# Grand-Pop!



## Floridabottledude (Mar 18, 2013)

Here is a Grand-Pop bottle from Cincinnati, Ohio with G 21 on the bottom. The front says "Hits the Spot"


----------



## Floridabottledude (Mar 18, 2013)

.


----------



## Floridabottledude (Mar 18, 2013)

.


----------



## madman (Mar 18, 2013)

nice bottle! looks early.


----------



## fer_de_lance (Mar 19, 2013)

Fla,
      That bottle has a lot going for it.Ring neck and cool design.

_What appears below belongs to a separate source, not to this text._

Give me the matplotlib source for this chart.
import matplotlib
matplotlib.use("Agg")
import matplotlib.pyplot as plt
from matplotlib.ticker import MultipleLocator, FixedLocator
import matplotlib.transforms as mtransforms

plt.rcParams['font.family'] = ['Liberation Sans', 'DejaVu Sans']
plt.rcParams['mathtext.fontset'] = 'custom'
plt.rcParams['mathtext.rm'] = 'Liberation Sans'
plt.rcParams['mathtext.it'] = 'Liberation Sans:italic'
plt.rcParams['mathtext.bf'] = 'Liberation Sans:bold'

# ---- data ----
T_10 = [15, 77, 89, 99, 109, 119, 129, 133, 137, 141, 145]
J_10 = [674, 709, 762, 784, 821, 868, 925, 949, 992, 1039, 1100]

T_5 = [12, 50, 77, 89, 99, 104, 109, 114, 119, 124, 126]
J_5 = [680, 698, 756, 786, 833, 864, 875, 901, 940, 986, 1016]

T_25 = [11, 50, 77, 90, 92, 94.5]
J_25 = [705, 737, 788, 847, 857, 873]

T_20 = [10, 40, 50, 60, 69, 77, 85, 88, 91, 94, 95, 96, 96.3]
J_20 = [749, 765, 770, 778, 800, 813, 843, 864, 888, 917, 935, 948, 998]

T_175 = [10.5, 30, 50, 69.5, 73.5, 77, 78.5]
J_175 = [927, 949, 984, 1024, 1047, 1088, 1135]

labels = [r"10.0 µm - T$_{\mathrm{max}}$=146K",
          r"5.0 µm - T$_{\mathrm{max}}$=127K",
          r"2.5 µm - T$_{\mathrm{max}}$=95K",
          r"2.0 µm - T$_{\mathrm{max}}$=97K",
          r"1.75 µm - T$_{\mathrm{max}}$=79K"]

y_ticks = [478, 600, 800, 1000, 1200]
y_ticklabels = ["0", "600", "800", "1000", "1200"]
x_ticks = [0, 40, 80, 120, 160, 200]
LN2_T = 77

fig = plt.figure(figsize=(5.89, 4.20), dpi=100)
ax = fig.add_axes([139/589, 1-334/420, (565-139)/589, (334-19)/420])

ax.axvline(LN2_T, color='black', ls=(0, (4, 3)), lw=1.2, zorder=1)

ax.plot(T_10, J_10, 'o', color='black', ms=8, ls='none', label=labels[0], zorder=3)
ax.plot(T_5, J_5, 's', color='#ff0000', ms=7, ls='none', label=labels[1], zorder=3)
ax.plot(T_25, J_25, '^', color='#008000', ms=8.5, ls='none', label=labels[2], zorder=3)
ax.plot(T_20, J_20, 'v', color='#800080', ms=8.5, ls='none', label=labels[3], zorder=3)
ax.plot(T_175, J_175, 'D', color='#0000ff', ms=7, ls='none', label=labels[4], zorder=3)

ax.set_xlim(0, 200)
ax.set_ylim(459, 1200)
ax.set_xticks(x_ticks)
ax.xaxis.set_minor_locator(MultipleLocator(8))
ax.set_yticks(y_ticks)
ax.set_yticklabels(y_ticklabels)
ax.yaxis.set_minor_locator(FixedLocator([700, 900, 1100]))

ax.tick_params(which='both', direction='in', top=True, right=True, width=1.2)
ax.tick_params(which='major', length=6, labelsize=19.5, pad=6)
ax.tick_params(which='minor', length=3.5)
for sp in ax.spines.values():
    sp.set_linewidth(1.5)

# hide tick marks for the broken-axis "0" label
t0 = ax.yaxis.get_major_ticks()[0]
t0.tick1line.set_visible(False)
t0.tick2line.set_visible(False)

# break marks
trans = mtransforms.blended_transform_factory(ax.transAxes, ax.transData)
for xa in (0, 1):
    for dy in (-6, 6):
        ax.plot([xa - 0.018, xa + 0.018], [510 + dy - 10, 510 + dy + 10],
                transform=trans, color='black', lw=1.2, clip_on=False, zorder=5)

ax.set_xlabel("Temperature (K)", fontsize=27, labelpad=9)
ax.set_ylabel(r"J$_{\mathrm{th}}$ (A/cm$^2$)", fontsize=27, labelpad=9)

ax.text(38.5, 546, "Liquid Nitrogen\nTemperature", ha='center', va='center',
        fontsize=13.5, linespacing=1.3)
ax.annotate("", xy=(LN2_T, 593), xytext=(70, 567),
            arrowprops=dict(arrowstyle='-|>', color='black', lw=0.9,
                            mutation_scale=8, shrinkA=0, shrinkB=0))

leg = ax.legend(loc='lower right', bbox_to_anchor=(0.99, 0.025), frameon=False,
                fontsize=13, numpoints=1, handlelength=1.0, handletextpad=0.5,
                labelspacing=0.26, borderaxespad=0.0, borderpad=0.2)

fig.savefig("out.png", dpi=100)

                           Nice find


----------



## LC (Mar 19, 2013)

I am forty miles east of Cincy and in my area they are fairly common . I have an acl Pepsi bottle somewhere with Grand Pop embossed on the neck . It is my understanding that Pepsi Cola bought the company and used their bottles for a while . UHMMMM , now where in the devil did I put that bottle , do not recall seeing it in ages .


----------



## MiamiMaritime (Mar 19, 2013)

Cool looking bottle.  The name is great too


----------



## RICKJJ59W (Mar 19, 2013)

Cool bottle cool name and I just became one on Sunday.[]


----------



## zecritr (Mar 19, 2013)

Cool Bottle
 Congrats Rick[sm=thumbup.gif]


----------



## idigjars (Mar 19, 2013)

Cool bottle.

 Congrats Rick on becoming a Grand Pop!   Best regards to all.   Paul


----------



## SODAPOPBOB (Mar 19, 2013)

The first thing I noticed when I saw the Grand-Pop bottle were the two curved embossed lines which reminded me of the "sweet spot" on a baseball. Which in turn made me wonder if ...

 Hits The Spot = Sweet Spot
 Grand-Pop = Grand Slam

 ???

 Soda*pop*bob

 [ Babe Ruth autograph on the "sweet spot" ]


----------



## SODAPOPBOB (Mar 19, 2013)

PS ~

*G21* stands for "Graham Glass Company" ~ *1921* ...

 http://en.wikipedia.org/wiki/Babe_Ruth#New_York_Yankees_.281920.E2.80.931934.29

 In 1921, Ruth improved to arguably the best year of his career, hitting 59 home runs, batting .378 and slugging .846 (the highest with 500+ at-bats in an MLB season) while leading the Yankees to their first league championship. On July 18, 1921, Babe Ruth hit career home run No. 139, breaking Roger Connor's record of 138 in just the eighth year of his career.


----------



## LC (Mar 19, 2013)

Congratulations Rick .


----------



## Floridabottledude (Mar 19, 2013)

Very interesting theory Bob! Makes a lot of sense. Thanks! Oh, and congrats Rick for becoming a Grand Daddy!


----------



## RICKJJ59W (Mar 19, 2013)

Thanks I am a grand pop x 3 []


----------